3. Go and Do Likewise
The third truth is not as simple as we might think. Jesus calls us here to “go and do likewise.” We often spiritualize this text by saying that we are suppose to serve one another. Our calling is not just to do a job for our neighbors, but to do the nasty, difficult jobs that truly serve one another. It’s not enough to simply help each other, we have to be willing to take the nasty jobs. We are called to the unpleasant jobs.
When we look at what the foot washing is symbolizing here — the washing away of sins — we may think that we are not called to that. And that is right, we cannot wash away sin. We cannot do what Jesus does here because we are dirty and unworthy to be able to wash away the sins of others.
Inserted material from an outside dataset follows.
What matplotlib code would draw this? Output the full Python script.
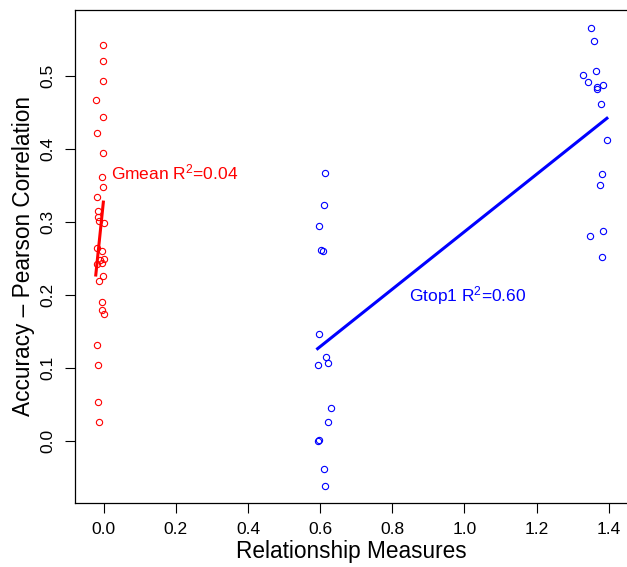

That said, we are called to serve our brothers by covering their sins, not holding their sins against them, and remembering not their iniquities. We need to be persuaded that our feet our dirty, and that humility isn’t just serving your brother, it is forgiving him.
How do we do this when we are so certain that their feet are dirtier than ours? We do that by knowing that we have been born again in the Spirit and are joint heirs with Christ.
But what does it mean to be joint heirs with Christ? It means that what Christ inherits, we inherit. What does He inherit? Everything.
Do we really break fellowship over the color of the carpet? Do we really split churches over discrete doctrinal issue? No, churches split because we want something, and we are clamoring over the crumbs off the table where the dirty feet walk. Jesus is offing us to dine with Him, and gives us everything we need.
Jesus tells us to go and do likewise. I hope that when you go back to your churches, your passion would be to wash the feet of the brethren, to develop a consciousness of your own sins and not of others, and that you would realize by being joint heirs of Christ, we have inherited the world. Beloved, if you know these things, blessed are you if you do them.